[Start INPUT RECORDS]

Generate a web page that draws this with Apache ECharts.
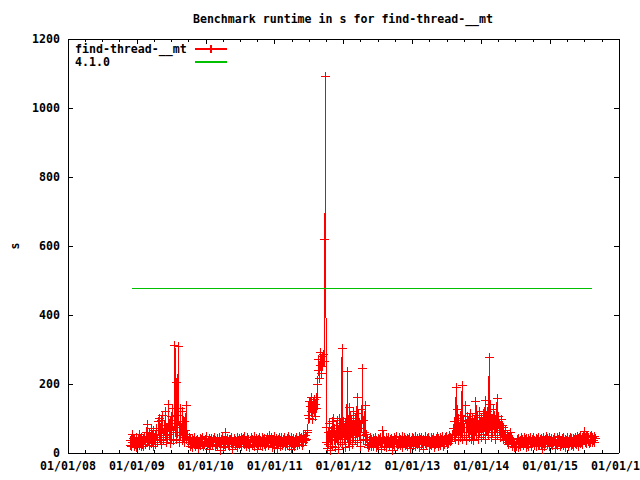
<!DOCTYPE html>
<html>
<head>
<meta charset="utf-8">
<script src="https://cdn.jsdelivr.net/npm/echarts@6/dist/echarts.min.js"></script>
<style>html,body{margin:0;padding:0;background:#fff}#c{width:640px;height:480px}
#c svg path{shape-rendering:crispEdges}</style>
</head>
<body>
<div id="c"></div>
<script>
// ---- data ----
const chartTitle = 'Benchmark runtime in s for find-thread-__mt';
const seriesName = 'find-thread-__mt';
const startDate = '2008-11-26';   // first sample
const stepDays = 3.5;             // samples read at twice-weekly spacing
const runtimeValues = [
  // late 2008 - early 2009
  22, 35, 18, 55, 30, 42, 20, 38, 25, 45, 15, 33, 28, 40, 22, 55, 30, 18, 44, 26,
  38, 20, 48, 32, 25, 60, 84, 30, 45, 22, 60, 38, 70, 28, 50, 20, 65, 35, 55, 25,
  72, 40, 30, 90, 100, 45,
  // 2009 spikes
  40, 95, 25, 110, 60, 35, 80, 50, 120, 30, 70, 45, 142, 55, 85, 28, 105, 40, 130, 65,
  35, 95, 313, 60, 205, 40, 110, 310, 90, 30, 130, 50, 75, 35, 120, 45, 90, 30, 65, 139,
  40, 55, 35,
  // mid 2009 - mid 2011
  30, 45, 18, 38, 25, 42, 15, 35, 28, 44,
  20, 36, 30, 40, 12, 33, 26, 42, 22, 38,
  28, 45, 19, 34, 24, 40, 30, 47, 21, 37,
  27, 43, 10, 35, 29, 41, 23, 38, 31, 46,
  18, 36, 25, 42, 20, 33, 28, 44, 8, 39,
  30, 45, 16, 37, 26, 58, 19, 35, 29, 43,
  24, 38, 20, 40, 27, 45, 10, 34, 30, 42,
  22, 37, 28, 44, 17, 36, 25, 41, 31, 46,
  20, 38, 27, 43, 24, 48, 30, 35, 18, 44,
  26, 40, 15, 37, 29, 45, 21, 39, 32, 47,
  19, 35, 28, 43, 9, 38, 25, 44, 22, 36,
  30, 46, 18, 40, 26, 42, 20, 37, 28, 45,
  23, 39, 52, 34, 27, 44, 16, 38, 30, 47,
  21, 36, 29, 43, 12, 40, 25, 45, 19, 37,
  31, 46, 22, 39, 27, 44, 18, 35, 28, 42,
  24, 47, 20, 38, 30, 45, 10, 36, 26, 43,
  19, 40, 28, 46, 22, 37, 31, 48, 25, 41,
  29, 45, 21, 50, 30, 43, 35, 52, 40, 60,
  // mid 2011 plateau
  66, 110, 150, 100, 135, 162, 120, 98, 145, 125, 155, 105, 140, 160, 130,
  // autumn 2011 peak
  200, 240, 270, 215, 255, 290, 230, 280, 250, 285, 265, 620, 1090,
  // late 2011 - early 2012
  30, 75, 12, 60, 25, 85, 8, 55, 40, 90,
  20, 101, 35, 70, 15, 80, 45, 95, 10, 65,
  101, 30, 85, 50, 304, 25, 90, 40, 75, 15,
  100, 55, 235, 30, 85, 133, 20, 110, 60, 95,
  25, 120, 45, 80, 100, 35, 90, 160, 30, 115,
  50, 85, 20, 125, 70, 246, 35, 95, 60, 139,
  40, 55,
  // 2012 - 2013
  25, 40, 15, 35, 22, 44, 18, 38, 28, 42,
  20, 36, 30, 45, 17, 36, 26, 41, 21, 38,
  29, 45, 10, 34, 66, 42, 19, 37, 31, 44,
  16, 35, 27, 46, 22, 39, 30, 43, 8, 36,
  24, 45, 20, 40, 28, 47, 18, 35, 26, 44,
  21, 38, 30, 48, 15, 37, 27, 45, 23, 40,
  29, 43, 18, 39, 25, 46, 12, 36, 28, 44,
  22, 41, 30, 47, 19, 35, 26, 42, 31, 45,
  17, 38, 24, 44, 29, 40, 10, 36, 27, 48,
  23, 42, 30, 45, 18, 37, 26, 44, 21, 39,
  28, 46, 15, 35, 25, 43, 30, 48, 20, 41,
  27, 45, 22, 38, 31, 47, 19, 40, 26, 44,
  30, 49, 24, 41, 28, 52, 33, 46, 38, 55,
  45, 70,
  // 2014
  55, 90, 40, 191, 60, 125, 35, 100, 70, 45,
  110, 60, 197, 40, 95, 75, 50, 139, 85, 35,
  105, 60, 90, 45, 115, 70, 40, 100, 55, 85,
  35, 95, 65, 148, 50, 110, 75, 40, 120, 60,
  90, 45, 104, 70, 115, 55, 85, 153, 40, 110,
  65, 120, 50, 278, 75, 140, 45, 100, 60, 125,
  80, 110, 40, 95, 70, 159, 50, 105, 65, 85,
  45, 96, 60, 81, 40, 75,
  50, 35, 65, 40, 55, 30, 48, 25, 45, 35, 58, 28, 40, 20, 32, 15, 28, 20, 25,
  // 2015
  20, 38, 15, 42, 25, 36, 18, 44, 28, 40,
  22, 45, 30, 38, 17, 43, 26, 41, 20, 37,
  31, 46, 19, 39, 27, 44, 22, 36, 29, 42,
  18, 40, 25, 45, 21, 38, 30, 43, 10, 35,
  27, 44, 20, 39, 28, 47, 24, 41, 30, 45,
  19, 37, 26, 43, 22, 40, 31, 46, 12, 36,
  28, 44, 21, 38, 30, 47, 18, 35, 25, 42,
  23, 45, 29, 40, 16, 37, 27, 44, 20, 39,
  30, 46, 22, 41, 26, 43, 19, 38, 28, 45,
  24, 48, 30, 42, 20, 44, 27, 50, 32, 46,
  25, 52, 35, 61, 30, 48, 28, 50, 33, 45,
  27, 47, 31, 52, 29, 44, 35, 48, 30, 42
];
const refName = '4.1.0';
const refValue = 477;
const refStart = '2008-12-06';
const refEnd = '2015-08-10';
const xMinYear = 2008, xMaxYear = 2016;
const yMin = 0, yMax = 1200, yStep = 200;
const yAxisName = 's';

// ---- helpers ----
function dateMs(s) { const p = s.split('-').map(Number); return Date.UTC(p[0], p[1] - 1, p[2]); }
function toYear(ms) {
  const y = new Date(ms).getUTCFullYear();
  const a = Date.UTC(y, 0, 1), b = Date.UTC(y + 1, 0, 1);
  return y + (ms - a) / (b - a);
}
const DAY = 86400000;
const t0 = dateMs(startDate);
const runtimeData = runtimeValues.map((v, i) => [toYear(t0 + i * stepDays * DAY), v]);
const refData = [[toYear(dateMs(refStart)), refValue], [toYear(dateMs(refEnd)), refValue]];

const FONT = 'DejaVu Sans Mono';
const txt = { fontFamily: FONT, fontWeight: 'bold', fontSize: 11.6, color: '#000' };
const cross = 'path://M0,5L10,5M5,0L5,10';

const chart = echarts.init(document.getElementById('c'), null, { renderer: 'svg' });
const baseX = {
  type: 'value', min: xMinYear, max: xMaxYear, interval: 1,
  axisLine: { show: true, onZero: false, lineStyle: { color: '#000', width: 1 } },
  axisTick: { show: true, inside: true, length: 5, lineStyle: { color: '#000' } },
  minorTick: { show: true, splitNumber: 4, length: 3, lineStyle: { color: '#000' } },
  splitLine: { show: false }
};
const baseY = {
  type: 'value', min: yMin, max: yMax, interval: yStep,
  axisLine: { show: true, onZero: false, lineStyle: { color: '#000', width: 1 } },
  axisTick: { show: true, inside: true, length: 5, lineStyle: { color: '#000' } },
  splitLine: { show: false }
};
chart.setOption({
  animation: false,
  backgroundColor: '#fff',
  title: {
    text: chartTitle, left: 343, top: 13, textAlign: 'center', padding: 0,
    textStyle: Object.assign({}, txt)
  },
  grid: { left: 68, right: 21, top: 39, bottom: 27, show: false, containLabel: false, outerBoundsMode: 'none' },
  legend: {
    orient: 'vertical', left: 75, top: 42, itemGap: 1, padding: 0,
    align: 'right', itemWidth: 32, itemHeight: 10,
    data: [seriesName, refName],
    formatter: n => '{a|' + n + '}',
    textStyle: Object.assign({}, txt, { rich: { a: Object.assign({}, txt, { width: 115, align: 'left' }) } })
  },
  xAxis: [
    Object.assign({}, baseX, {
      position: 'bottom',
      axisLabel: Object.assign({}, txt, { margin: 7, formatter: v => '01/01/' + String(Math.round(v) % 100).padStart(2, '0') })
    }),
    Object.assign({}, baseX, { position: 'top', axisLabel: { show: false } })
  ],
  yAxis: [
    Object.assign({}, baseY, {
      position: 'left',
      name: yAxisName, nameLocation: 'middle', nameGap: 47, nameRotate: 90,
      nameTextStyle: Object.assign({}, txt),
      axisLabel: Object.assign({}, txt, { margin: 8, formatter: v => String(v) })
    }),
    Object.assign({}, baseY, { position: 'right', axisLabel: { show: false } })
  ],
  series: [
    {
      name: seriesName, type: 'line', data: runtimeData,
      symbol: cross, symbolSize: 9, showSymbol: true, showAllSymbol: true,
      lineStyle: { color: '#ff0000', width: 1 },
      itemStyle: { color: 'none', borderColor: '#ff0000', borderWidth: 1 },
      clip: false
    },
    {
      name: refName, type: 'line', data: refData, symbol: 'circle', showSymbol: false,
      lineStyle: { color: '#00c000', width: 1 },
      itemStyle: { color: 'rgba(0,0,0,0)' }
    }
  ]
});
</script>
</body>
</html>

[End INPUT RECORDS]
[Start INPUT RECORDS]

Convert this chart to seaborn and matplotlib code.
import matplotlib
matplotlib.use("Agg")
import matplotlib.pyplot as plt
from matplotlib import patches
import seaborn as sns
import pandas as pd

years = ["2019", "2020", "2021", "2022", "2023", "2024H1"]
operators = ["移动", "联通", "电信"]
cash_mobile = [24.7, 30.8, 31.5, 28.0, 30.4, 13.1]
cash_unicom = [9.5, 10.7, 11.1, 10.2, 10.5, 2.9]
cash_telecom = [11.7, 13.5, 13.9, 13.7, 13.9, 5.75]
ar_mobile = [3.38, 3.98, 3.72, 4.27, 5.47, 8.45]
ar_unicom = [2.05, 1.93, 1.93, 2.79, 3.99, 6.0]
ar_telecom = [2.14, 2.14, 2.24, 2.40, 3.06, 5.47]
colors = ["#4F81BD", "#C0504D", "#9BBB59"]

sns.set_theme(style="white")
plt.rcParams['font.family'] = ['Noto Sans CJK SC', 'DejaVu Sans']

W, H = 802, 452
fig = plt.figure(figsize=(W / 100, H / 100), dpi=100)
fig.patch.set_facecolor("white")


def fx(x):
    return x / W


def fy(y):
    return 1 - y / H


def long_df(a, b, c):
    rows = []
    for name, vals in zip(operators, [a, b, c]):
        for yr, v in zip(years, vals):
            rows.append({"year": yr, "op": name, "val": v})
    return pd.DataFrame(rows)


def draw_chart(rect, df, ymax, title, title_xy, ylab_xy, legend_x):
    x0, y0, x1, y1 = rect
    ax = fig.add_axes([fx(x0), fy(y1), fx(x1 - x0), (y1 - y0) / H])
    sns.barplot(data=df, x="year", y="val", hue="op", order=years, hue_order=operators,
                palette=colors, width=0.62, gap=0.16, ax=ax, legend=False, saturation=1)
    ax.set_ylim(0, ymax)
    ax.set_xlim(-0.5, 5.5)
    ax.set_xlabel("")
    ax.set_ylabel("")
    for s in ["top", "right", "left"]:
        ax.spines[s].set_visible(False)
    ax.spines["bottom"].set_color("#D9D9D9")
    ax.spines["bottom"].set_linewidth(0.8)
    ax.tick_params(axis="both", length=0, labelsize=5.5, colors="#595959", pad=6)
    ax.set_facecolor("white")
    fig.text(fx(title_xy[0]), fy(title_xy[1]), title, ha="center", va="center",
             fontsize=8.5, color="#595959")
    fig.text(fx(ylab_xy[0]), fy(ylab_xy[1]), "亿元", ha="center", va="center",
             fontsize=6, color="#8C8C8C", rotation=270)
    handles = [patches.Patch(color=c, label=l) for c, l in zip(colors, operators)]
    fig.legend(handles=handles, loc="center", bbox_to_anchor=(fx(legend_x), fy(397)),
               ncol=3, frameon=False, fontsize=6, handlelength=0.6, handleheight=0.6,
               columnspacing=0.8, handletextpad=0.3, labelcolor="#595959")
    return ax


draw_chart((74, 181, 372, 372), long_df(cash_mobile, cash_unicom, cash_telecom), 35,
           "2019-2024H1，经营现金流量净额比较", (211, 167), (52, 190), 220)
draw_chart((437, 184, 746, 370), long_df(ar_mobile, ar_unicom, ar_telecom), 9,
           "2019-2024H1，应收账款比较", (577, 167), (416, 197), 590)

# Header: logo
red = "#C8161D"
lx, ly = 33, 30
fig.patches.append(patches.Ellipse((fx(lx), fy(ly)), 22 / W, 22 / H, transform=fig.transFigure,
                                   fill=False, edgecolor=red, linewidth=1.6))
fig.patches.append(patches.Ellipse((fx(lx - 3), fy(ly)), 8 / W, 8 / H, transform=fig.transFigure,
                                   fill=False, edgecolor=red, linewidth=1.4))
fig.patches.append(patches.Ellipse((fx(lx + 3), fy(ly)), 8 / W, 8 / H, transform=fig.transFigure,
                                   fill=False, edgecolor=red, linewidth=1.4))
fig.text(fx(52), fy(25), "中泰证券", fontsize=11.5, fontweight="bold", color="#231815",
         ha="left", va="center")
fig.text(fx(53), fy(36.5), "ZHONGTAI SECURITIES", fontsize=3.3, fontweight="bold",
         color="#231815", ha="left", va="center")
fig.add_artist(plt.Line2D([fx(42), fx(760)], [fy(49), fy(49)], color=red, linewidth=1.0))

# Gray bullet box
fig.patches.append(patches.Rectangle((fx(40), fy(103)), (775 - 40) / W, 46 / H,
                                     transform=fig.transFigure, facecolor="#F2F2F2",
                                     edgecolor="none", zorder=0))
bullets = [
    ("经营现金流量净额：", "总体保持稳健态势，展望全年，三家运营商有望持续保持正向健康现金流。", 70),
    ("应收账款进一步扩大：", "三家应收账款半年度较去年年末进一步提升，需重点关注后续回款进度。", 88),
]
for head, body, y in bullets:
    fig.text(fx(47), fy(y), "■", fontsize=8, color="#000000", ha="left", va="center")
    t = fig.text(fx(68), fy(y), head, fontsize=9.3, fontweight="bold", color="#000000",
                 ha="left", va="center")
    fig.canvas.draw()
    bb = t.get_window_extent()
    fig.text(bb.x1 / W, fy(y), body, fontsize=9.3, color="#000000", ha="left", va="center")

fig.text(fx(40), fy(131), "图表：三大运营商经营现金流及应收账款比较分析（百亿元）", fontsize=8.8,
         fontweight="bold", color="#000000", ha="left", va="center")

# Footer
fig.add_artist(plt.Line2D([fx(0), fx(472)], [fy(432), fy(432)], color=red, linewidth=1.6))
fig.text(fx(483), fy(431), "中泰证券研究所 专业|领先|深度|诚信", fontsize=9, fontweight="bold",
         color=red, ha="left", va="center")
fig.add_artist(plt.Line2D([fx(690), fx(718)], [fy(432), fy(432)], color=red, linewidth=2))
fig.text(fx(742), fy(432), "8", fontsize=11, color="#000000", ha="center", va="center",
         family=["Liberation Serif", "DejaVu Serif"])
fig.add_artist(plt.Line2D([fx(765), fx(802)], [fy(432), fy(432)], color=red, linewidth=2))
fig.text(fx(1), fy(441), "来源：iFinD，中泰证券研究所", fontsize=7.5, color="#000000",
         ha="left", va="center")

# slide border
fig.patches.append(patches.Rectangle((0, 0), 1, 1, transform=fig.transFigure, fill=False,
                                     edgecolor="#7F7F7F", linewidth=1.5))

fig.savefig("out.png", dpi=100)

[End INPUT RECORDS]

WHAT THE EXERCISE ASKS
Select, from the listing, all lines that include the word "seaborn".

TASK SOLUTION
Convert this chart to seaborn and matplotlib code.
import seaborn as sns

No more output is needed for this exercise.